A fresh angle: Sarah as eccentric innovator. Her design anticipated modernism—open plans, skylights, earthquake retrofits—centuries ahead. Perhaps hauntings stem from collective expectation; the house’s reputation amplifies suggestibility. Or, as some posit, ley lines converge here, drawing entities regardless of intent. Ultimately, the Mystery House embodies ambiguity: folly or foresight?

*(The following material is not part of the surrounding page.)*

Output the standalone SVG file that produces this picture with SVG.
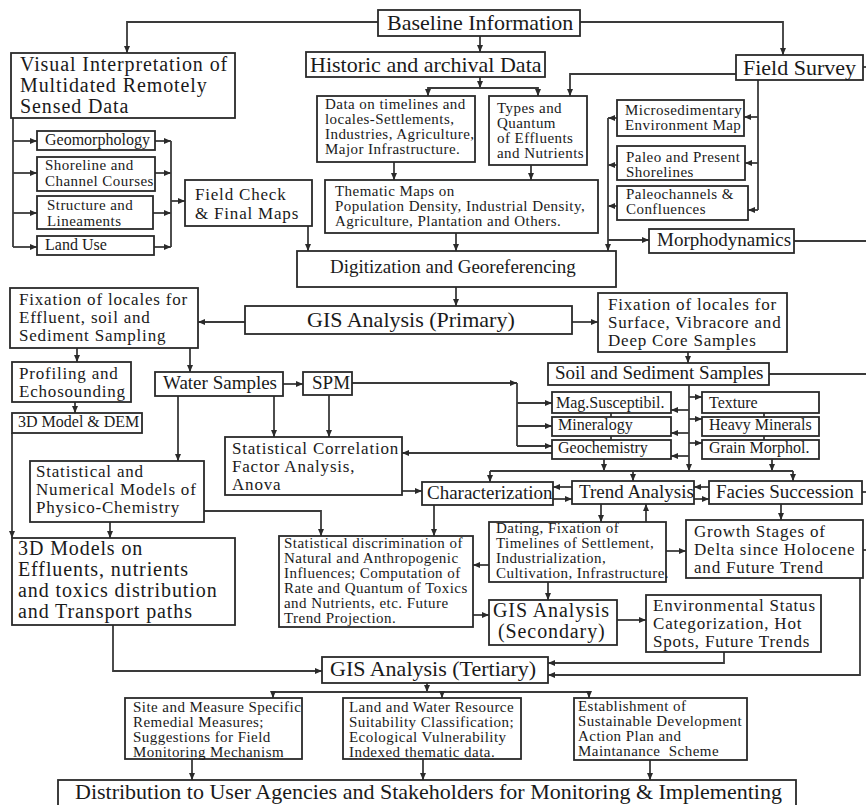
<svg xmlns="http://www.w3.org/2000/svg" width="866" height="805" viewBox="0 0 866 805">
<defs>
<marker id="ah" markerUnits="userSpaceOnUse" markerWidth="8" markerHeight="6" refX="7" refY="3" orient="auto">
<path d="M0,0 L7,3 L0,6 z" fill="#2a2a2a"/>
</marker>
<style>
.b{fill:#fff;stroke:#2a2a2a;stroke-width:1.8}
.c path{fill:none;stroke:#3a3a3a;stroke-width:1.8}
.a{marker-end:url(#ah)}
text{font-family:"Liberation Serif","Times New Roman",serif;fill:#1a1a1a}
.t22{font-size:22px}
.t19{font-size:19px}
.t16{font-size:16px}
.m20{font-size:20px;letter-spacing:.9px}
.m17{font-size:17px;letter-spacing:.8px}
.m15{font-size:15px;letter-spacing:.45px}
</style>
</defs>
<rect width="866" height="805" fill="#fff"/>
<g id="connectors" class="c">
<path d="M378,22 H127 V53" class="a"/>
<path d="M580,22 H783 V55" class="a"/>
<path d="M480,36 V52" class="a"/>
<path d="M480,77 V88" class="a"/>
<path d="M480,88 H428 V96" class="a"/>
<path d="M480,88 H538 V96" class="a"/>
<path d="M736,74 H570 V96" class="a"/>
<path d="M394,162 V180" class="a"/>
<path d="M531,165 V180" class="a"/>
<path d="M456,233 V251" class="a"/>
<path d="M308,226 V251" class="a"/>
<path d="M758,80 V210"/>
<path d="M758,117 H744" class="a"/>
<path d="M758,163 H745" class="a"/>
<path d="M758,210 H748" class="a"/>
<path d="M617,118 H608" class="a"/>
<path d="M617,165 H608" class="a"/>
<path d="M617,206 H608" class="a"/>
<path d="M608,118 V251" class="a"/>
<path d="M608,240 H649" class="a"/>
<path d="M794,241 H866"/>
<path d="M863,67 H866"/>
<path d="M13,118 V247"/>
<path d="M13,141 H37" class="a"/>
<path d="M13,173 H37" class="a"/>
<path d="M13,213 H37" class="a"/>
<path d="M13,247 H37" class="a"/>
<path d="M155,141 H171" class="a"/>
<path d="M155,173 H171" class="a"/>
<path d="M153,213 H171" class="a"/>
<path d="M154,247 H171" class="a"/>
<path d="M171,141 V247"/>
<path d="M171,201 H185" class="a"/>
<path d="M456,287 V306" class="a"/>
<path d="M245,322 H198" class="a"/>
<path d="M572,322 H598" class="a"/>
<path d="M77,348 V362" class="a"/>
<path d="M190,348 V372" class="a"/>
<path d="M75,402 V413" class="a"/>
<path d="M688,352 V363" class="a"/>
<path d="M769,374 H866"/>
<path d="M283,384 H303" class="a"/>
<path d="M178,396 V461" class="a"/>
<path d="M274,396 V437" class="a"/>
<path d="M329,395 V437" class="a"/>
<path d="M352,383 H517" class="a"/>
<path d="M517,383 V446"/>
<path d="M517,403 H552" class="a"/>
<path d="M517,426 H552" class="a"/>
<path d="M517,446 H552" class="a"/>
<path d="M552,453 H402" class="a"/>
<path d="M689,385 V471" class="a"/>
<path d="M689,410 H671" class="a"/>
<path d="M689,433 H671" class="a"/>
<path d="M689,456 H671" class="a"/>
<path d="M689,397 H702" class="a"/>
<path d="M689,419 H702" class="a"/>
<path d="M689,443 H702" class="a"/>
<path d="M611,413 V417"/>
<path d="M611,436 V440"/>
<path d="M764,413 V417"/>
<path d="M764,436 V440"/>
<path d="M604,459 V471" class="a"/>
<path d="M772,459 V471" class="a"/>
<path d="M490,471 H793"/>
<path d="M490,471 V482" class="a"/>
<path d="M633,471 V481" class="a"/>
<path d="M793,471 V481" class="a"/>
<path d="M402,491 H422" class="a"/>
<path d="M572,487 H553" class="a"/>
<path d="M553,499 H572" class="a"/>
<path d="M709,487 H694" class="a"/>
<path d="M694,499 H709" class="a"/>
<path d="M862,492 H866"/>
<path d="M204,511 H321 V536" class="a"/>
<path d="M110,522 V538" class="a"/>
<path d="M12,433 V538" class="a"/>
<path d="M434,505 V536" class="a"/>
<path d="M601,504 V522" class="a"/>
<path d="M646,522 V504" class="a"/>
<path d="M489,565 H473" class="a"/>
<path d="M666,551 H686" class="a"/>
<path d="M781,504 V520" class="a"/>
<path d="M863,550 H866"/>
<path d="M548,582 V600" class="a"/>
<path d="M473,615 H489" class="a"/>
<path d="M617,620 H646" class="a"/>
<path d="M724,652 V663 H548" class="a"/>
<path d="M860,578 V675 H548" class="a"/>
<path d="M113,625 V671 H322" class="a"/>
<path d="M427,683 V692" class="a"/>
<path d="M273,692 H589"/>
<path d="M273,692 V698" class="a"/>
<path d="M442,692 V698" class="a"/>
<path d="M589,692 V698" class="a"/>
<path d="M192,759 V780" class="a"/>
<path d="M423,759 V780" class="a"/>
<path d="M650,760 V780" class="a"/>
</g>
<g id="baseline"><rect class="b" x="378" y="10" width="202" height="26"/><text class="t22" x="387" y="30">Baseline Information</text></g>
<g id="visual"><rect class="b" x="11" y="53" width="224" height="65"/><text class="m20" x="20" y="71">Visual Interpretation of<tspan x="20" y="92">Multidated Remotely</tspan><tspan x="20" y="113">Sensed Data</tspan></text></g>
<g id="historic"><rect class="b" x="306" y="52" width="239" height="25"/><text class="t22" x="310" y="72">Historic and archival Data</text></g>
<g id="fieldsurvey"><rect class="b" x="736" y="55" width="127" height="25"/><text class="t22" x="743" y="75">Field Survey</text></g>
<g id="geomorphology"><rect class="b" x="37" y="131" width="118" height="19"/><text class="t16" x="45" y="145">Geomorphology</text></g>
<g id="shoreline"><rect class="b" x="37" y="157" width="118" height="34"/><text class="m15" x="45" y="170">Shoreline and<tspan x="45" y="186">Channel Courses</tspan></text></g>
<g id="structure"><rect class="b" x="37" y="196" width="116" height="33"/><text class="m15" x="47" y="210">Structure and<tspan x="47" y="226">Lineaments</tspan></text></g>
<g id="landuse"><rect class="b" x="37" y="236" width="117" height="19"/><text class="t16" x="45" y="250">Land Use</text></g>
<g id="fieldcheck"><rect class="b" x="185" y="180" width="127" height="46"/><text class="m17" x="195" y="200">Field Check<tspan x="195" y="219">&amp; Final Maps</tspan></text></g>
<g id="datatimelines"><rect class="b" x="317" y="96" width="158" height="66"/><text class="m15" x="325" y="109">Data on timelines and<tspan x="325" y="124">locales-Settlements,</tspan><tspan x="325" y="139">Industries, Agriculture,</tspan><tspan x="325" y="154">Major Infrastructure.</tspan></text></g>
<g id="types"><rect class="b" x="489" y="96" width="98" height="69"/><text class="m15" x="497" y="113">Types and<tspan x="497" y="128">Quantum</tspan><tspan x="497" y="143">of Effluents</tspan><tspan x="497" y="158">and Nutrients</tspan></text></g>
<g id="thematic"><rect class="b" x="325" y="180" width="273" height="53"/><text class="m15" x="335" y="196">Thematic Maps on<tspan x="335" y="211">Population Density, Industrial Density,</tspan><tspan x="335" y="226">Agriculture, Plantation and Others.</tspan></text></g>
<g id="microsed"><rect class="b" x="617" y="100" width="127" height="36"/><text class="m15" x="625" y="115">Microsedimentary<tspan x="625" y="130">Environment Map</tspan></text></g>
<g id="paleo"><rect class="b" x="617" y="146" width="128" height="34"/><text class="m15" x="626" y="162">Paleo and Present<tspan x="626" y="177">Shorelines</tspan></text></g>
<g id="paleochannels"><rect class="b" x="617" y="186" width="131" height="34"/><text class="m15" x="626" y="199">Paleochannels &amp;<tspan x="626" y="214">Confluences</tspan></text></g>
<g id="morpho"><rect class="b" x="649" y="229" width="145" height="24"/><text class="t19" x="657" y="246">Morphodynamics</text></g>
<g id="digitization"><rect class="b" x="297" y="251" width="319" height="36"/><text class="t19" x="330" y="273">Digitization and Georeferencing</text></g>
<g id="gisprimary"><rect class="b" x="245" y="306" width="327" height="28"/><text class="t22" x="307" y="327">GIS Analysis (Primary)</text></g>
<g id="fixlocales"><rect class="b" x="10" y="288" width="188" height="60"/><text class="m17" x="19" y="305">Fixation of locales for<tspan x="19" y="323">Effluent, soil and</tspan><tspan x="19" y="341">Sediment Sampling</tspan></text></g>
<g id="fixsurface"><rect class="b" x="598" y="293" width="189" height="59"/><text class="m17" x="608" y="310">Fixation of locales for<tspan x="608" y="328">Surface, Vibracore and</tspan><tspan x="608" y="346">Deep Core Samples</tspan></text></g>
<g id="profiling"><rect class="b" x="12" y="362" width="119" height="40"/><text class="m17" x="19" y="379">Profiling and<tspan x="19" y="397">Echosounding</tspan></text></g>
<g id="water"><rect class="b" x="155" y="372" width="128" height="24"/><text class="t19" x="163" y="389">Water Samples</text></g>
<g id="spm"><rect class="b" x="303" y="372" width="49" height="23"/><text class="t19" x="312" y="389">SPM</text></g>
<g id="soil"><rect class="b" x="548" y="363" width="221" height="22"/><text class="t19" x="555" y="379">Soil and Sediment Samples</text></g>
<g id="mag"><rect class="b" x="552" y="392" width="119" height="21"/><text class="t16" x="556" y="408">Mag.Susceptibil.</text></g>
<g id="mineralogy"><rect class="b" x="552" y="417" width="119" height="19"/><text class="t16" x="558" y="430">Mineralogy</text></g>
<g id="geochem"><rect class="b" x="552" y="440" width="119" height="19"/><text class="t16" x="558" y="453">Geochemistry</text></g>
<g id="texture"><rect class="b" x="702" y="392" width="117" height="21"/><text class="t16" x="709" y="408">Texture</text></g>
<g id="heavy"><rect class="b" x="702" y="417" width="117" height="19"/><text class="t16" x="709" y="430">Heavy Minerals</text></g>
<g id="grain"><rect class="b" x="702" y="440" width="117" height="19"/><text class="t16" x="709" y="453">Grain Morphol.</text></g>
<g id="dem"><rect class="b" x="12" y="413" width="130" height="20"/><text class="t16" x="18" y="427">3D Model &amp; DEM</text></g>
<g id="statcorr"><rect class="b" x="225" y="437" width="177" height="58"/><text class="m17" x="232" y="454">Statistical Correlation<tspan x="232" y="472">Factor Analysis,</tspan><tspan x="232" y="490">Anova</tspan></text></g>
<g id="statnum"><rect class="b" x="30" y="461" width="174" height="61"/><text class="m17" x="36" y="477">Statistical and<tspan x="36" y="495">Numerical Models of</tspan><tspan x="36" y="513">Physico-Chemistry</tspan></text></g>
<g id="models3d"><rect class="b" x="12" y="538" width="223" height="87"/><text class="m20" x="18" y="555">3D Models on<tspan x="18" y="576">Effluents, nutrients</tspan><tspan x="18" y="597">and toxics distribution</tspan><tspan x="18" y="618">and Transport paths</tspan></text></g>
<g id="characterization"><rect class="b" x="422" y="482" width="131" height="23"/><text class="t19" x="427" y="499">Characterization</text></g>
<g id="trend"><rect class="b" x="572" y="481" width="122" height="23"/><text class="t19" x="579" y="498">Trend Analysis</text></g>
<g id="facies"><rect class="b" x="709" y="481" width="153" height="23"/><text class="t19" x="716" y="498">Facies Succession</text></g>
<g id="statdisc"><rect class="b" x="279" y="536" width="194" height="91"/><text class="m15" x="284" y="548">Statistical discrimination of<tspan x="284" y="563">Natural and Anthropogenic</tspan><tspan x="284" y="578">Influences; Computation of</tspan><tspan x="284" y="593">Rate and Quantum of Toxics</tspan><tspan x="284" y="608">and Nutrients, etc. Future</tspan><tspan x="284" y="623">Trend Projection.</tspan></text></g>
<g id="dating"><rect class="b" x="489" y="522" width="177" height="60"/><text class="m15" x="496" y="533">Dating, Fixation of<tspan x="496" y="548">Timelines of Settlement,</tspan><tspan x="496" y="563">Industrialization,</tspan><tspan x="496" y="578">Cultivation, Infrastructure.</tspan></text></g>
<g id="growth"><rect class="b" x="686" y="520" width="177" height="58"/><text class="m17" x="694" y="537">Growth Stages of<tspan x="694" y="555">Delta since Holocene</tspan><tspan x="694" y="573">and Future Trend</tspan></text></g>
<g id="gissecondary"><rect class="b" x="489" y="600" width="128" height="45"/><text class="m20" x="493" y="617">GIS Analysis<tspan x="498" y="638">(Secondary)</tspan></text></g>
<g id="envstatus"><rect class="b" x="646" y="595" width="175" height="57"/><text class="m17" x="653" y="611">Environmental Status<tspan x="653" y="629">Categorization, Hot</tspan><tspan x="653" y="647">Spots, Future Trends</tspan></text></g>
<g id="gistertiary"><rect class="b" x="322" y="657" width="226" height="26"/><text class="t22" x="330" y="676">GIS Analysis (Tertiary)</text></g>
<g id="site"><rect class="b" x="125" y="698" width="177" height="61"/><text class="m15" x="133" y="712">Site and Measure Specific<tspan x="133" y="727">Remedial Measures;</tspan><tspan x="133" y="742">Suggestions for Field</tspan><tspan x="133" y="757">Monitoring Mechanism</tspan></text></g>
<g id="landwater"><rect class="b" x="343" y="698" width="178" height="61"/><text class="m15" x="349" y="712">Land and Water Resource<tspan x="349" y="727">Suitability Classification;</tspan><tspan x="349" y="742">Ecological Vulnerability</tspan><tspan x="349" y="757">Indexed thematic data.</tspan></text></g>
<g id="establishment"><rect class="b" x="574" y="698" width="173" height="62"/><text class="m15" x="578" y="711" xml:space="preserve">Establishment of<tspan x="578" y="726">Sustainable Development</tspan><tspan x="578" y="741">Action Plan and</tspan><tspan x="578" y="756">Maintanance  Scheme</tspan></text></g>
<g id="distribution"><rect class="b" x="58" y="780" width="738" height="30"/><text class="t22" x="75" y="799">Distribution to User Agencies and Stakeholders for Monitoring &amp; Implementing</text></g>
</svg>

Cultural Impact: From Sideshow to Silver Screen

The estate draws 1.5 million visitors yearly, inspiring films like Winchester (2018) starring Helen Mirren. Literature, from Daniel Mannix’s 1959 book to modern podcasts, perpetuates lore. It symbolises American Gothic: wealth’s curse, women’s hidden agency, the haunted frontier. Merchandise and Halloween events blend commerce with chills, ensuring Sarah’s enigma endures.

Conclusion

The Winchester Mystery House defies easy explanation—a monument to unending toil, where every door poses a question. Sarah’s spirits, real or imagined, seem bound to its labyrinth, echoing through time. Visitors depart pondering: was it a haven for the dead, a sanctuary from sorrow, or both? The house invites us to build our own theories, respecting the veil between known and unknowable. In its endless corridors, mystery reigns eternal.